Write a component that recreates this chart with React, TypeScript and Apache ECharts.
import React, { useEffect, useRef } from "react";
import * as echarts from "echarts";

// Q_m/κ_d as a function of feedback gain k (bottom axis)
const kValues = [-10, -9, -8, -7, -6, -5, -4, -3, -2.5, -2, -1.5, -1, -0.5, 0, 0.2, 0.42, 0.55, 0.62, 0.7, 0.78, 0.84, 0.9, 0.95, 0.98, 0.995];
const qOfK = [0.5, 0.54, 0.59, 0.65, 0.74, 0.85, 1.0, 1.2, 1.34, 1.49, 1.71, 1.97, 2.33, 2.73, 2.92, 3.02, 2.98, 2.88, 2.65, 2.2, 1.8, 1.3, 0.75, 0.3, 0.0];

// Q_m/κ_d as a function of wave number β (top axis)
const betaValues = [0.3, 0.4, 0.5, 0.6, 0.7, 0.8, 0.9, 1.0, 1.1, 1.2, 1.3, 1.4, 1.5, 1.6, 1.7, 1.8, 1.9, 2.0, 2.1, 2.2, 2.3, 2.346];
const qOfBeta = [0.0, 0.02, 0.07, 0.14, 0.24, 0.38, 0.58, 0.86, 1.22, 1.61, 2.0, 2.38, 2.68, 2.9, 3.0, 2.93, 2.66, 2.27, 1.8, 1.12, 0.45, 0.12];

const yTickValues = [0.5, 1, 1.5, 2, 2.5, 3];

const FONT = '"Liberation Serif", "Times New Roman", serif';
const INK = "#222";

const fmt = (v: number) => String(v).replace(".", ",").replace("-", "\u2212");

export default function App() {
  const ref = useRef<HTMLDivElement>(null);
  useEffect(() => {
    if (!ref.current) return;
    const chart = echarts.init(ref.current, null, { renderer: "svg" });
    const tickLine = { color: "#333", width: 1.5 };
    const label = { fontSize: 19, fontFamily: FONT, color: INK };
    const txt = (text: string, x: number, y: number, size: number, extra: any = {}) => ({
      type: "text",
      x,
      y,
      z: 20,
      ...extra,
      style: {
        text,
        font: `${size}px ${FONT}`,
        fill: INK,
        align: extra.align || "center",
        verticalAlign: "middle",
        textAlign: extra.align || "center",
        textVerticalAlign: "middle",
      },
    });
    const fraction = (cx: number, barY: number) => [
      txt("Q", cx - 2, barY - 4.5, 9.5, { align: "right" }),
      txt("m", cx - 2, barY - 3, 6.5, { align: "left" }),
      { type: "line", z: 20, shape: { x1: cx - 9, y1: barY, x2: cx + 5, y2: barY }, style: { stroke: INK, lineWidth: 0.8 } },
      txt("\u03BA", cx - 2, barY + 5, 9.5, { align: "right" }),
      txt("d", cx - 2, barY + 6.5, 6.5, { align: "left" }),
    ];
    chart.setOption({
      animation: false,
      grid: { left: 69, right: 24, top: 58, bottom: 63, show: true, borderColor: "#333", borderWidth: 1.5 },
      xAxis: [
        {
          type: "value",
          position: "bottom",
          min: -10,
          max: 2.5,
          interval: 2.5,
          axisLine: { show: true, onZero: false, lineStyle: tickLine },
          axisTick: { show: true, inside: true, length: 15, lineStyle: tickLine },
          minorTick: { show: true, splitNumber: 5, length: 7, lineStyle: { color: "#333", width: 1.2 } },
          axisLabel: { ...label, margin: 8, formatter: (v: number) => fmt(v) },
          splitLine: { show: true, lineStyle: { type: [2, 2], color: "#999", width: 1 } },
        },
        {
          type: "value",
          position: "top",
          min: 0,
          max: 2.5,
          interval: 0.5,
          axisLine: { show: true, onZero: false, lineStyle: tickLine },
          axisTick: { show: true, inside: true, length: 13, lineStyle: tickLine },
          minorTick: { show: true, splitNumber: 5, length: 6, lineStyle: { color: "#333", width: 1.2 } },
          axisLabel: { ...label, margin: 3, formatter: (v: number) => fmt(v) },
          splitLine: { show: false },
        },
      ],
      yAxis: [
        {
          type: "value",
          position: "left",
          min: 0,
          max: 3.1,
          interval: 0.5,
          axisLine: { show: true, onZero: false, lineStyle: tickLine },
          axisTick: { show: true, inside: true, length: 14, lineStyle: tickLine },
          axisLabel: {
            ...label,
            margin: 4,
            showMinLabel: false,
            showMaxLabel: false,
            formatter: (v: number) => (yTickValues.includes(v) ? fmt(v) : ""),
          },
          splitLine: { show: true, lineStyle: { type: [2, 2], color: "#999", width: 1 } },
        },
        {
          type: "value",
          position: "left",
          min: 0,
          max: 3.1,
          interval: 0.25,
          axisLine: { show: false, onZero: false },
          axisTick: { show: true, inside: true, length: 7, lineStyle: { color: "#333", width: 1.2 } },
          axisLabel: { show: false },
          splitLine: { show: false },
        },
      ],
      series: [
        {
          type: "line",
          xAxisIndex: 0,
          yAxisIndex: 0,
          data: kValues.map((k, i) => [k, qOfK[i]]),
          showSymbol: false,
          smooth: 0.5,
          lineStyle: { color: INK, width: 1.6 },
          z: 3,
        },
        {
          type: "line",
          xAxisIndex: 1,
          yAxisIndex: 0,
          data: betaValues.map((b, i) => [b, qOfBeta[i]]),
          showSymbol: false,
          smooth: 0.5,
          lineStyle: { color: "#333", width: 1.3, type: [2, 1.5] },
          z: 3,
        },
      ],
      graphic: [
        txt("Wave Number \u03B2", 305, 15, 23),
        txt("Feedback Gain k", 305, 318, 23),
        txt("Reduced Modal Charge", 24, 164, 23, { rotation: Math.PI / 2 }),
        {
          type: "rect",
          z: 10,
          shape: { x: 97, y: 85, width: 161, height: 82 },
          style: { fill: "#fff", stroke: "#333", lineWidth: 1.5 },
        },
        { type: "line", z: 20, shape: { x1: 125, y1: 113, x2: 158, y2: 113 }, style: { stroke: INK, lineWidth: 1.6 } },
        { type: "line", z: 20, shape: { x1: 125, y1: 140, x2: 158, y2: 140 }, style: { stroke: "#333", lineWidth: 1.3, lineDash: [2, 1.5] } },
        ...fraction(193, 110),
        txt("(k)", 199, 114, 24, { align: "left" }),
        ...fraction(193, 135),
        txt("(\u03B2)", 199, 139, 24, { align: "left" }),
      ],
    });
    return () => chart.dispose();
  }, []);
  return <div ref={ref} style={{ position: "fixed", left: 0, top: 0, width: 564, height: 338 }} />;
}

_ _ _ _ _ _ _

**To be done**
From the first line of the data through the line with "0.75, 0.3, 0.0];", quote each line exactly and add nothing else.

**The completed task**
Write a component that recreates this chart with React, TypeScript and Apache ECharts.
import React, { useEffect, useRef } from "react";
import * as echarts from "echarts";

// Q_m/κ_d as a function of feedback gain k (bottom axis)
const kValues = [-10, -9, -8, -7, -6, -5, -4, -3, -2.5, -2, -1.5, -1, -0.5, 0, 0.2, 0.42, 0.55, 0.62, 0.7, 0.78, 0.84, 0.9, 0.95, 0.98, 0.995];
const qOfK = [0.5, 0.54, 0.59, 0.65, 0.74, 0.85, 1.0, 1.2, 1.34, 1.49, 1.71, 1.97, 2.33, 2.73, 2.92, 3.02, 2.98, 2.88, 2.65, 2.2, 1.8, 1.3, 0.75, 0.3, 0.0];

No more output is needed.